Pertama, klaim Cina atas perairan Natuna. Dan isu ini telah disikapi oleh Menlu Retno atas nama pemerintah. Intinya agar Cina menghormati dan kembali ke UNCLOS 1982. Dan sikap pemerintah tadi dibarengi pengerahan TNI guna mengamankan Natuna;

Kedua, tewasnya Panglima Pasukan (elit) Quds, Iran, Mayjen Qassem Soloemani akibat ditembak 3 roket Katyusha oleh helikopter Apache Amerika (AS) di Bagdad, Irak, dan lain-lain.

Mencermati situasi di atas, jika nantinya jalur diplomasi telah buntu (Iran dan AS mungkin buntu sejak awal), kemungkinan perang terbuka bakal meletus antara negara-negara yang bertikai.

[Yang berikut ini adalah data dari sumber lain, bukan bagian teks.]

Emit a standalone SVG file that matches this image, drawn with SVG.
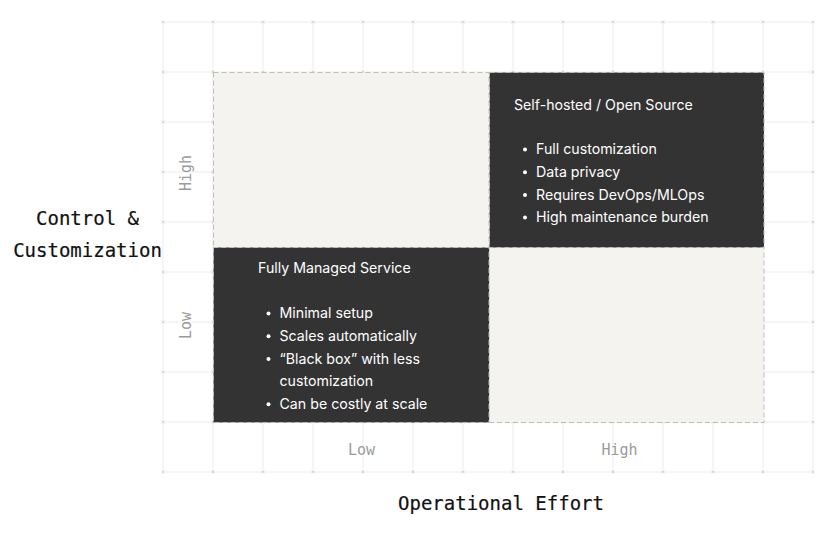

Kenapa? Karena kedua isu di atas sangat terkait erat dengan kedaulatan dan harga diri sebuah bangsa.

Pertanyaan menggelitik timbul, “Jika diskursus diplomasi menemui jalan buntu, apakah Indonesia akan menyatakan perang melawan Cina demi Natuna; dan adakah Iran menyerang Paman Sam guna membalas tewasnya Qassem?” Tulisan ini mencoba mengurainya secara sederhana.

Dari perspektif perang modern, siapa kalah dalam jumlah personel, peralatan dan kalah canggih mesin perang maka identik dengan kalah perang. Civis pacem parabellum. Ini mapping awal yang lazim pada sebuah peperangan (kecuali perang gerilya). Iran contohnya, apakah ia berani secara frontal membalas menyerang Paman Sam secara terbuka, sedang saat ini tengah dikelilingi puluhan pangkalan militer AS siap serbu? Demikian pula Indonesia, apabila jalur diplomasi mengalami kebuntuan, apakah harus berperang melawan Cina? Mari kita mapping kekuatan secara garis besar.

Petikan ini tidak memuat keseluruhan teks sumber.